To the Mom who has the “perfect” marriage,

I know your secret — you are faking it.

To the Mom who is well-rested,

I know your secret — you are faking it.

To the Mom who is selfless,

I know your secret — you are faking it.

To the mom who is always cheerful,

I know your secret — you are faking it.

To the mom who enjoys home-cooking every meal for her family,

I know your secret — you are faking it.

To the mom who loves dropping her children off at school each day,

I know your secret — you are faking it.

To the mom who loves being a SAHM,

I know your secret — you are faking it.

To the mom who seemingly wakes up looking gorgeous,

I know your secret — you are faking it.



The truth is that WE ALL FAKE IT.


Well, maybe it's just me. Perhaps you all only fake it some of the time or never, but for me, well, I fake it a lot.

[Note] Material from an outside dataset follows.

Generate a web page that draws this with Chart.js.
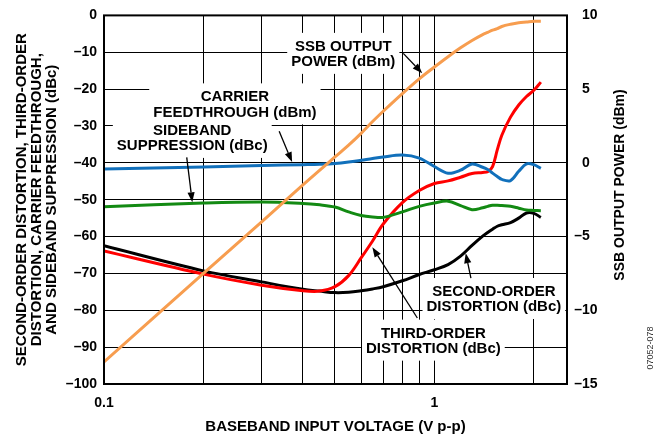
<!DOCTYPE html>
<html>
<head>
<meta charset="utf-8">
<script src="https://cdn.jsdelivr.net/npm/chart.js@4/dist/chart.umd.min.js"></script>
<style>
  html, body { margin: 0; padding: 0; background: #fff; }
  #wrap { width: 668px; height: 442px; position: relative; }
</style>
</head>
<body>
<div id="wrap"><canvas id="c"></canvas></div>
<script>
// Baseband input voltage (V p-p) at which each curve is sampled
const voltage = [0.1, 0.2, 0.3, 0.4, 0.45, 0.5, 0.55, 0.6, 0.65, 0.7, 0.8, 0.9, 1.0,
                 1.1, 1.2, 1.3, 1.4, 1.45, 1.5, 1.55, 1.6, 1.7, 1.8, 1.9, 2.0, 2.1];

// Left axis series (dBm / dBc)
const carrierFeedthrough = [-41.7, -41.1, -40.7, -40.5, -40.4, -40.2, -39.8, -39.3, -38.8, -38.4, -37.9, -38.7, -41.0,
                            -42.8, -42.0, -40.3, -41.2, -41.8, -42.8, -43.7, -44.5, -44.8, -42.3, -40.3, -40.5, -41.5];
const sidebandSuppression = [-51.9, -50.9, -50.6, -51.0, -51.4, -52.0, -53.3, -54.3, -54.7, -54.8, -53.3, -51.8, -50.9,
                             -50.4, -51.6, -52.7, -52.2, -51.8, -51.5, -51.5, -51.6, -51.8, -52.3, -52.8, -52.9, -53.0];
const thirdOrder = [-63.9, -70.2, -73.2, -74.7, -74.8, -73.6, -70.6, -65.8, -61.2, -56.6, -50.8, -47.5, -45.6,
                    -44.9, -43.9, -42.9, -42.6, -42.4, -41.0, -36.5, -32.5, -27.6, -24.3, -22.0, -20.3, -18.1];
const secondOrder = [-62.5, -69.3, -72.3, -74.3, -74.8, -75.2, -75.1, -74.7, -74.2, -73.6, -72.0, -70.3, -69.0,
                     -67.6, -65.3, -62.4, -59.9, -58.9, -58.0, -57.2, -56.8, -56.2, -55.0, -53.6, -53.7, -54.8];

// Right axis series (dBm)
const ssbOutputPower = [-13.5, -7.5, -4.0, -1.5, -0.5, 0.4, 1.2, 2.0, 2.8, 3.5, 4.7, 5.7, 6.5,
                        7.2, 7.8, 8.3, 8.7, 8.85, 9.0, 9.1, 9.25, 9.4, 9.5, 9.55, 9.6, 9.6];

// Axis ticks
const xGridValues = [0.1, 0.2, 0.3, 0.4, 0.5, 0.6, 0.7, 0.8, 0.9, 1, 2];
const xLabelValues = [0.1, 1];
const rightTicks = [10, 5, 0, -5, -10, -15];

const BOLD = '"Liberation Sans", Arial, Helvetica, sans-serif';

// Callout text blocks, centred at (voltage, left-axis value)
const callouts = [
  { x: 0.53,  y: -10.3, lines: ['SSB OUTPUT', 'POWER (dBm)'] },
  { x: 0.249, y: -24.0, lines: ['CARRIER', 'FEEDTHROUGH (dBm)'] },
  { x: 0.185, y: -33.1, lines: ['SIDEBAND', 'SUPPRESSION (dBc)'] },
  { x: 1.514, y: -76.8, lines: ['SECOND-ORDER', 'DISTORTION (dBc)'] },
  { x: 0.993, y: -88.1, lines: ['THIRD-ORDER', 'DISTORTION (dBc)'] }
];
// Leader arrows: from [voltage, value] to tip [voltage, value]
const leaders = [
  { from: [0.805, -10.3], to: [0.919, -15.7] },
  { from: [0.339, -31.4], to: [0.371, -39.8] },
  { from: [0.178, -38.5], to: [0.185, -50.7] },
  { from: [1.290, -71.3], to: [1.244, -64.5] },
  { from: [0.888, -82.1], to: [0.649, -62.9] }
];

const pts = (ys) => voltage.map((v, i) => ({ x: v, y: ys[i] }));
const dashLabel = (v) => (v < 0 ? '\u2013' + Math.abs(v) : String(v));

function drawArrow(ctx, x1, y1, x2, y2) {
  const ang = Math.atan2(y2 - y1, x2 - x1);
  const len = 10, half = 3.6;
  const bx = x2 - len * Math.cos(ang), by = y2 - len * Math.sin(ang);
  ctx.beginPath();
  ctx.moveTo(x1, y1);
  ctx.lineTo(bx, by);
  ctx.stroke();
  ctx.beginPath();
  ctx.moveTo(x2, y2);
  ctx.lineTo(bx + half * Math.sin(ang), by - half * Math.cos(ang));
  ctx.lineTo(bx - half * Math.sin(ang), by + half * Math.cos(ang));
  ctx.closePath();
  ctx.fill();
}

const decorations = {
  id: 'decorations',
  beforeDatasetsDraw(chart) {
    const { ctx, scales: { x, y } } = chart;
    ctx.save();
    ctx.font = 'bold 15px ' + BOLD;
    ctx.textAlign = 'center';
    ctx.textBaseline = 'middle';
    const lh = 15.5;
    callouts.forEach(n => {
      const cx = x.getPixelForValue(n.x), cy = y.getPixelForValue(n.y);
      const w = Math.max(...n.lines.map(t => ctx.measureText(t).width));
      const h = lh * n.lines.length;
      ctx.fillStyle = '#fff';
      ctx.fillRect(cx - w / 2 - 4, cy - h / 2 - 5, w + 8, h + 10);
      ctx.fillStyle = '#000';
      n.lines.forEach((t, i) => ctx.fillText(t, cx, cy - h / 2 + lh / 2 + i * lh + 1));
    });
    ctx.restore();
  },
  afterDatasetsDraw(chart) {
    const { ctx, chartArea: a, scales: { x, y } } = chart;
    ctx.save();
    ctx.strokeStyle = '#000';
    ctx.fillStyle = '#000';
    ctx.lineWidth = 1.3;
    leaders.forEach(l => {
      drawArrow(ctx, x.getPixelForValue(l.from[0]), y.getPixelForValue(l.from[1]),
                x.getPixelForValue(l.to[0]), y.getPixelForValue(l.to[1]));
    });
    ctx.lineWidth = 2;
    ctx.strokeRect(a.left, a.top, a.right - a.left, a.bottom - a.top);
    ctx.restore();
  },
  afterDraw(chart) {
    const { ctx, chartArea: a, scales: { y2 } } = chart;
    ctx.save();
    ctx.fillStyle = '#000';
    // right axis tick labels, digits aligned with the minus hanging
    ctx.font = 'bold 14px ' + BOLD;
    ctx.textBaseline = 'middle';
    rightTicks.forEach(v => {
      const py = y2.getPixelForValue(v);
      const x0 = a.right + 15;
      ctx.textAlign = 'left';
      ctx.fillText(String(Math.abs(v)), x0, py);
      if (v < 0) { ctx.textAlign = 'right'; ctx.fillText('\u2013', x0, py); }
    });
    // x axis title
    ctx.font = 'bold 15px ' + BOLD;
    ctx.textAlign = 'center';
    ctx.fillText('BASEBAND INPUT VOLTAGE (V p-p)', (a.left + a.right) / 2, 427);
    // left axis title
    const leftLines = ['SECOND-ORDER DISTORTION, THIRD-ORDER',
                       'DISTORTION, CARRIER FEEDTHROUGH,',
                       'AND SIDEBAND SUPPRESSION (dBc)'];
    ctx.save();
    ctx.translate(0, (a.top + a.bottom) / 2);
    ctx.rotate(-Math.PI / 2);
    leftLines.forEach((t, i) => ctx.fillText(t, 0, 22 + i * 15));
    ctx.restore();
    // right axis title
    ctx.save();
    ctx.translate(620, 185);
    ctx.rotate(-Math.PI / 2);
    ctx.font = 'bold 14px ' + BOLD;
    ctx.fillText('SSB OUTPUT POWER (dBm)', 0, 0);
    ctx.restore();
    // figure number
    ctx.save();
    ctx.translate(651, 348);
    ctx.rotate(-Math.PI / 2);
    ctx.font = '9px ' + BOLD;
    ctx.fillStyle = '#333';
    ctx.fillText('07052-078', 0, 0);
    ctx.restore();
    ctx.restore();
  }
};

const lineStyle = { borderWidth: 3, pointRadius: 0, tension: 0.35, fill: false };

new Chart(document.getElementById('c'), {
  type: 'line',
  data: {
    datasets: [
      { label: 'SSB OUTPUT POWER (dBm)', data: pts(ssbOutputPower), borderColor: '#f79d4f', yAxisID: 'y2', ...lineStyle },
      { label: 'CARRIER FEEDTHROUGH (dBm)', data: pts(carrierFeedthrough), borderColor: '#1170bb', yAxisID: 'y', ...lineStyle },
      { label: 'SIDEBAND SUPPRESSION (dBc)', data: pts(sidebandSuppression), borderColor: '#138a13', yAxisID: 'y', ...lineStyle },
      { label: 'THIRD-ORDER DISTORTION (dBc)', data: pts(thirdOrder), borderColor: '#ff0000', yAxisID: 'y', ...lineStyle },
      { label: 'SECOND-ORDER DISTORTION (dBc)', data: pts(secondOrder), borderColor: '#000000', yAxisID: 'y', ...lineStyle }
    ]
  },
  options: {
    responsive: true,
    maintainAspectRatio: false,
    animation: false,
    devicePixelRatio: 1,
    layout: { padding: { top: 15, left: 0, right: 0, bottom: 0 } },
    plugins: { legend: { display: false }, tooltip: { enabled: false } },
    scales: {
      x: {
        type: 'logarithmic',
        min: 0.1,
        max: 2.52,
        afterBuildTicks: (s) => { s.ticks = xGridValues.map(v => ({ value: v })); },
        afterFit: (s) => { s.height = 58; },
        grid: { color: '#000', lineWidth: 1, drawTicks: false },
        border: { display: false },
        ticks: {
          autoSkip: false, maxRotation: 0, padding: 11, color: '#000',
          font: { family: BOLD, size: 14, weight: 'bold' },
          callback: (v) => (xLabelValues.includes(v) ? String(v) : '')
        }
      },
      y: {
        position: 'left',
        min: -100, max: 0,
        afterFit: (s) => { s.width = 104; },
        grid: { color: '#000', lineWidth: 1, drawTicks: false },
        border: { display: false },
        ticks: {
          stepSize: 10, padding: 7, color: '#000',
          font: { family: BOLD, size: 14, weight: 'bold' },
          callback: (v) => dashLabel(v)
        }
      },
      y2: {
        position: 'right',
        min: -15, max: 10,
        afterFit: (s) => { s.width = 101; },
        grid: { display: false },
        border: { display: false },
        ticks: { display: false, stepSize: 5 }
      }
    }
  },
  plugins: [decorations]
});
</script>
</body>
</html>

You may think that I am ashamed of "faking it" or that this is a behavior that I should stop, and if that’s what you think, that’s fine, but I disagree.

I hold the belief that by faking it, it’s helping me “make it.”

We have all heard the phrase “fake it til you make it” and I think that is right on when it comes to parenting.

Life is hard on its own and so is marriage. Then you add to life’s general challenges, some marital difficulties and parenting stress and well, you are just freakin’ challenged all of the time.

It is not easy to be brave all of the time.

It is not easy to make the right decision all of the time.

BUT, when we pretend to have more energy than we do, and when we act kinder than we usually would — when we pretend to do these things — most of the time, it results in us being those things. I know that this is slightly confusing, but hear me out.

Alexander Spradlin, author of the Psychology Today article, titled “Fake It Til You Make It,” states that successful people who are good at what they do, all hold a “strong belief in themselves that allows them to persist in the face of failure and to keep trying, no matter their level of fear."

He states that people who are successful in their chosen roles “have an internal drive that tells them that they can succeed" and that they can handle whatever comes their way.”

Spradlin talks about how “faked” confidence breeds real confidence.

Following in suit, that should mean that faking a healthy marriage may help breed one and faking a love of cooking, might breed more enjoyment for it.

Spradlin also discusses how “psychological research shows that the self-fulfilling prophecy works for both negative and positive predictions, indicating, again, that the beliefs you hold have an impact on what happens to you.” Because of this, I think it is a good thing for us to present facets of our lives positively to others, whether or not they are actually that positive on their own merit.

Listen, I get it.

I suspect that some of you may state that this is just plain lying and pretending. I hear you, and I respect and understand your perspective, BUT I choose to look at things differently.

I am all for honesty and rawness — 100% — that is what I am all about. And, because of that, when the woman called me “amazing” this morning, I corrected her, right away. I informed her that I was not amazing and that the kiddies and I are like a traveling circus show everywhere we go. We both walked away laughing.

See, I think it was okay to present that way. I didn’t do anything special or different — I was just me, being me and being the mom who I typically am during a grocery shopping excursion. If she chose to view that as impressive, then that is something I should be proud of. Because I yelled at the kiddos when I got to the car does not mean that I am not awesome, it just means that I was not excellent at that moment.

We all have so many different aspects to our personality, but the general public, and even those that see us regularly, only get to see snippets of the person that we are — they just see morning drop-off mom, after-work mom, disheveled mom, put-together mom, etc.

Listen, I guarantee that every one of us is faking something. (Yes, some of you are laughing now, but I am not talking about that!)

But, I say — go on and keep faking it.

FAKE IT — because that is what is helping you make it —

make it through the day,

make it through adulthood,

make it through parenthood,

make it through your marriage,

and make it through life.

Just don’t tell your husband that you are faking it -- then he might worry.